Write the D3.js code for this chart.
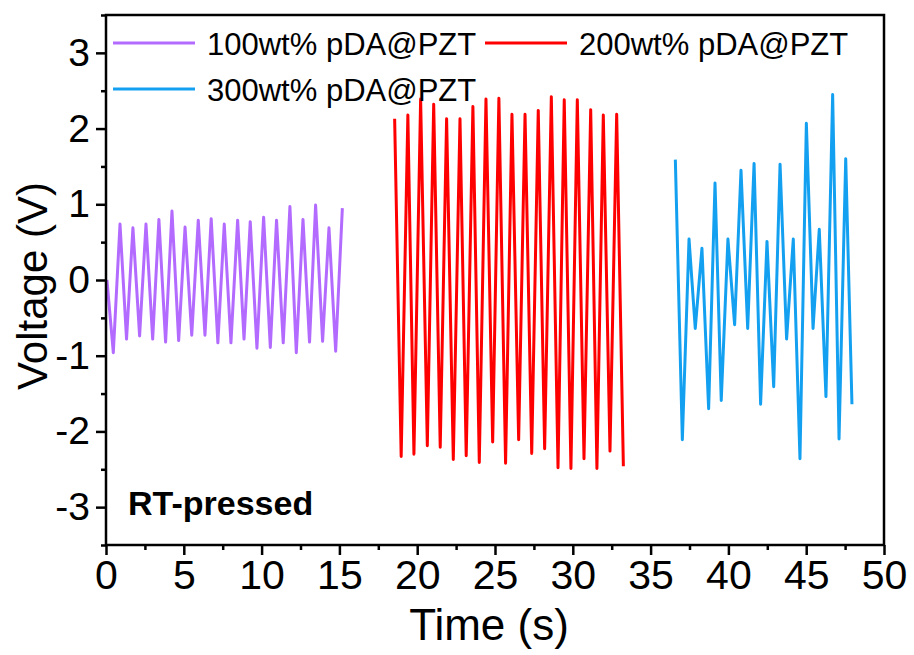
<html>
<head>
<meta charset="utf-8">
<title>voltage vs time</title>
<script src="https://d3js.org/d3.v7.min.js"></script>
<style>
  body { margin: 0; background: #fff; }
  text { font-family: "Liberation Sans", Arial, sans-serif; fill: #000; }
</style>
</head>
<body>
<svg id="chart" width="914" height="655"></svg>
<script>
// data
const seriesNames = ["100wt% pDA@PZT", "200wt% pDA@PZT", "300wt% pDA@PZT"];
const seriesColors = ["#b36bff", "#ff0000", "#14a0f0"];

const t100 = [0.06, 0.47, 0.90, 1.32, 1.73, 2.16, 2.57, 3.00, 3.40, 3.83, 4.24, 4.67, 5.08, 5.51, 5.93, 6.36, 6.76, 7.19, 7.60, 8.03, 8.46, 8.87, 9.27, 9.70, 10.13, 10.56, 10.96, 11.39, 11.82, 12.23, 12.66, 13.08, 13.47, 13.92, 14.33, 14.76, 15.19];
const v100 = [0, -0.96, 0.74, -0.78, 0.69, -0.74, 0.74, -0.78, 0.80, -0.82, 0.91, -0.80, 0.70, -0.73, 0.79, -0.73, 0.81, -0.83, 0.74, -0.83, 0.79, -0.78, 0.77, -0.90, 0.83, -0.89, 0.79, -0.83, 0.97, -0.96, 0.80, -0.82, 0.99, -0.81, 0.69, -0.94, 0.95];

const t200 = [18.55, 18.97, 19.40, 19.79, 20.22, 20.65, 21.06, 21.48, 21.89, 22.32, 22.75, 23.15, 23.58, 23.99, 24.42, 24.85, 25.25, 25.68, 26.09, 26.52, 26.93, 27.36, 27.78, 28.19, 28.62, 29.05, 29.45, 29.88, 30.29, 30.72, 31.15, 31.55, 31.96, 32.39, 32.82, 33.25];
const v200 = [2.13, -2.33, 2.18, -2.30, 2.39, -2.19, 2.32, -2.21, 2.13, -2.37, 2.13, -2.32, 2.29, -2.41, 2.39, -2.14, 2.40, -2.42, 2.19, -2.11, 2.19, -2.29, 2.24, -2.23, 2.42, -2.48, 2.38, -2.49, 2.38, -2.36, 2.25, -2.49, 2.18, -2.26, 2.19, -2.46];

const t300 = [36.59, 37.04, 37.47, 37.87, 38.30, 38.73, 39.14, 39.54, 39.97, 40.40, 40.81, 41.24, 41.65, 42.07, 42.48, 42.91, 43.32, 43.74, 44.17, 44.60, 45.01, 45.44, 45.84, 46.27, 46.70, 47.11, 47.54, 47.94];
const v300 = [1.59, -2.11, 0.54, -0.64, 0.42, -1.70, 1.28, -1.59, 0.54, -0.59, 1.45, -0.64, 1.54, -1.64, 0.51, -1.41, 1.53, -0.78, 0.54, -2.36, 2.07, -0.64, 0.67, -1.54, 2.45, -2.10, 1.60, -1.64];

const xTicks = [0, 5, 10, 15, 20, 25, 30, 35, 40, 45, 50];
const yTicks = [-3, -2, -1, 0, 1, 2, 3];

const svg = d3.select("#chart");
const margin = {left: 106, right: 30, top: 15, bottom: 110};
const W = 914, H = 655;

const x = d3.scaleLinear().domain([0, 50]).range([margin.left, W - margin.right]);
const y = d3.scaleLinear().domain([-3.5, 3.5]).range([H - margin.bottom, margin.top]);

const series = [
  {name: seriesNames[0], color: seriesColors[0], t: t100, v: v100},
  {name: seriesNames[1], color: seriesColors[1], t: t200, v: v200},
  {name: seriesNames[2], color: seriesColors[2], t: t300, v: v300}
];

const line = d3.line().x(d => x(d[0])).y(d => y(d[1]));

svg.append("g").selectAll("path").data(series).join("path")
  .attr("fill", "none")
  .attr("stroke", d => d.color)
  .attr("stroke-width", 3)
  .attr("stroke-linejoin", "round")
  .attr("d", d => line(d.t.map((t, i) => [t, d.v[i]])));

// axes (plain hyphen for minus, like the original)
const fmt = d => String(d);
const xAxis = d3.axisBottom(x).tickValues(xTicks).tickSize(10).tickPadding(4).tickFormat(fmt);
const yAxis = d3.axisLeft(y).tickValues(yTicks).tickSize(10).tickPadding(6).tickFormat(fmt);

const gx = svg.append("g").attr("transform", "translate(0," + y(-3.5) + ")").call(xAxis);
gx.selectAll("text").attr("font-size", 41).attr("dy", "0.72em");
svg.append("g").attr("transform", "translate(0," + y(-3.5) + ")")
  .call(d3.axisBottom(x).tickValues(d3.range(2.5, 50, 5)).tickSize(5).tickFormat(""));

const gy = svg.append("g").attr("transform", "translate(" + x(0) + ",0)").call(yAxis);
gy.selectAll("text").attr("font-size", 39);
svg.append("g").attr("transform", "translate(" + x(0) + ",0)")
  .call(d3.axisLeft(y).tickValues(d3.range(-3.5, 3.6, 1)).tickSize(5).tickFormat(""));

svg.selectAll(".domain").remove();
svg.selectAll(".tick line").attr("stroke", "#000").attr("stroke-width", 2.5);

svg.append("rect")
  .attr("x", x(0)).attr("y", y(3.5))
  .attr("width", x(50) - x(0)).attr("height", y(-3.5) - y(3.5))
  .attr("fill", "none").attr("stroke", "#000").attr("stroke-width", 2.5);

// titles
svg.append("text")
  .attr("x", (x(0) + x(50)) / 2 - 6).attr("y", 640)
  .attr("text-anchor", "middle").attr("font-size", 44)
  .text("Time (s)");

svg.append("text")
  .attr("transform", "translate(47," + (y(0) + 6) + ") rotate(-90)")
  .attr("text-anchor", "middle").attr("font-size", 42)
  .text("Voltage (V)");

svg.append("text")
  .attr("x", 128).attr("y", 515)
  .attr("font-size", 34).attr("font-weight", "bold")
  .text("RT-pressed");

// legend
const legendPos = [[113, 43], [485, 43], [113, 89]];
const lg = svg.append("g").selectAll("g").data(series).join("g")
  .attr("transform", (d, i) => "translate(" + legendPos[i][0] + "," + legendPos[i][1] + ")");
lg.append("line").attr("x1", 0).attr("x2", 82).attr("y1", 0).attr("y2", 0)
  .attr("stroke", d => d.color).attr("stroke-width", 3);
lg.append("text").attr("x", 94).attr("y", 12).attr("font-size", 31)
  .text(d => d.name);
</script>
</body>
</html>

*Task to carry out*: All the lines above are to be given again exactly as they read, with the pictures removed.

*Result of this task*:
Write the D3.js code for this chart.
<html>
<head>
<meta charset="utf-8">
<title>voltage vs time</title>
<script src="https://d3js.org/d3.v7.min.js"></script>
<style>
  body { margin: 0; background: #fff; }
  text { font-family: "Liberation Sans", Arial, sans-serif; fill: #000; }
</style>
</head>
<body>
<svg id="chart" width="914" height="655"></svg>
<script>
// data
const seriesNames = ["100wt% pDA@PZT", "200wt% pDA@PZT", "300wt% pDA@PZT"];
const seriesColors = ["#b36bff", "#ff0000", "#14a0f0"];

const t100 = [0.06, 0.47, 0.90, 1.32, 1.73, 2.16, 2.57, 3.00, 3.40, 3.83, 4.24, 4.67, 5.08, 5.51, 5.93, 6.36, 6.76, 7.19, 7.60, 8.03, 8.46, 8.87, 9.27, 9.70, 10.13, 10.56, 10.96, 11.39, 11.82, 12.23, 12.66, 13.08, 13.47, 13.92, 14.33, 14.76, 15.19];
const v100 = [0, -0.96, 0.74, -0.78, 0.69, -0.74, 0.74, -0.78, 0.80, -0.82, 0.91, -0.80, 0.70, -0.73, 0.79, -0.73, 0.81, -0.83, 0.74, -0.83, 0.79, -0.78, 0.77, -0.90, 0.83, -0.89, 0.79, -0.83, 0.97, -0.96, 0.80, -0.82, 0.99, -0.81, 0.69, -0.94, 0.95];

const t200 = [18.55, 18.97, 19.40, 19.79, 20.22, 20.65, 21.06, 21.48, 21.89, 22.32, 22.75, 23.15, 23.58, 23.99, 24.42, 24.85, 25.25, 25.68, 26.09, 26.52, 26.93, 27.36, 27.78, 28.19, 28.62, 29.05, 29.45, 29.88, 30.29, 30.72, 31.15, 31.55, 31.96, 32.39, 32.82, 33.25];
const v200 = [2.13, -2.33, 2.18, -2.30, 2.39, -2.19, 2.32, -2.21, 2.13, -2.37, 2.13, -2.32, 2.29, -2.41, 2.39, -2.14, 2.40, -2.42, 2.19, -2.11, 2.19, -2.29, 2.24, -2.23, 2.42, -2.48, 2.38, -2.49, 2.38, -2.36, 2.25, -2.49, 2.18, -2.26, 2.19, -2.46];

const t300 = [36.59, 37.04, 37.47, 37.87, 38.30, 38.73, 39.14, 39.54, 39.97, 40.40, 40.81, 41.24, 41.65, 42.07, 42.48, 42.91, 43.32, 43.74, 44.17, 44.60, 45.01, 45.44, 45.84, 46.27, 46.70, 47.11, 47.54, 47.94];
const v300 = [1.59, -2.11, 0.54, -0.64, 0.42, -1.70, 1.28, -1.59, 0.54, -0.59, 1.45, -0.64, 1.54, -1.64, 0.51, -1.41, 1.53, -0.78, 0.54, -2.36, 2.07, -0.64, 0.67, -1.54, 2.45, -2.10, 1.60, -1.64];

const xTicks = [0, 5, 10, 15, 20, 25, 30, 35, 40, 45, 50];
const yTicks = [-3, -2, -1, 0, 1, 2, 3];

const svg = d3.select("#chart");
const margin = {left: 106, right: 30, top: 15, bottom: 110};
const W = 914, H = 655;

const x = d3.scaleLinear().domain([0, 50]).range([margin.left, W - margin.right]);
const y = d3.scaleLinear().domain([-3.5, 3.5]).range([H - margin.bottom, margin.top]);

const series = [
  {name: seriesNames[0], color: seriesColors[0], t: t100, v: v100},
  {name: seriesNames[1], color: seriesColors[1], t: t200, v: v200},
  {name: seriesNames[2], color: seriesColors[2], t: t300, v: v300}
];

const line = d3.line().x(d => x(d[0])).y(d => y(d[1]));

svg.append("g").selectAll("path").data(series).join("path")
  .attr("fill", "none")
  .attr("stroke", d => d.color)
  .attr("stroke-width", 3)
  .attr("stroke-linejoin", "round")
  .attr("d", d => line(d.t.map((t, i) => [t, d.v[i]])));

// axes (plain hyphen for minus, like the original)
const fmt = d => String(d);
const xAxis = d3.axisBottom(x).tickValues(xTicks).tickSize(10).tickPadding(4).tickFormat(fmt);
const yAxis = d3.axisLeft(y).tickValues(yTicks).tickSize(10).tickPadding(6).tickFormat(fmt);

const gx = svg.append("g").attr("transform", "translate(0," + y(-3.5) + ")").call(xAxis);
gx.selectAll("text").attr("font-size", 41).attr("dy", "0.72em");
svg.append("g").attr("transform", "translate(0," + y(-3.5) + ")")
  .call(d3.axisBottom(x).tickValues(d3.range(2.5, 50, 5)).tickSize(5).tickFormat(""));

const gy = svg.append("g").attr("transform", "translate(" + x(0) + ",0)").call(yAxis);
gy.selectAll("text").attr("font-size", 39);
svg.append("g").attr("transform", "translate(" + x(0) + ",0)")
  .call(d3.axisLeft(y).tickValues(d3.range(-3.5, 3.6, 1)).tickSize(5).tickFormat(""));

svg.selectAll(".domain").remove();
svg.selectAll(".tick line").attr("stroke", "#000").attr("stroke-width", 2.5);

svg.append("rect")
  .attr("x", x(0)).attr("y", y(3.5))
  .attr("width", x(50) - x(0)).attr("height", y(-3.5) - y(3.5))
  .attr("fill", "none").attr("stroke", "#000").attr("stroke-width", 2.5);

// titles
svg.append("text")
  .attr("x", (x(0) + x(50)) / 2 - 6).attr("y", 640)
  .attr("text-anchor", "middle").attr("font-size", 44)
  .text("Time (s)");

svg.append("text")
  .attr("transform", "translate(47," + (y(0) + 6) + ") rotate(-90)")
  .attr("text-anchor", "middle").attr("font-size", 42)
  .text("Voltage (V)");

svg.append("text")
  .attr("x", 128).attr("y", 515)
  .attr("font-size", 34).attr("font-weight", "bold")
  .text("RT-pressed");

// legend
const legendPos = [[113, 43], [485, 43], [113, 89]];
const lg = svg.append("g").selectAll("g").data(series).join("g")
  .attr("transform", (d, i) => "translate(" + legendPos[i][0] + "," + legendPos[i][1] + ")");
lg.append("line").attr("x1", 0).attr("x2", 82).attr("y1", 0).attr("y2", 0)
  .attr("stroke", d => d.color).attr("stroke-width", 3);
lg.append("text").attr("x", 94).attr("y", 12).attr("font-size", 31)
  .text(d => d.name);
</script>
</body>
</html>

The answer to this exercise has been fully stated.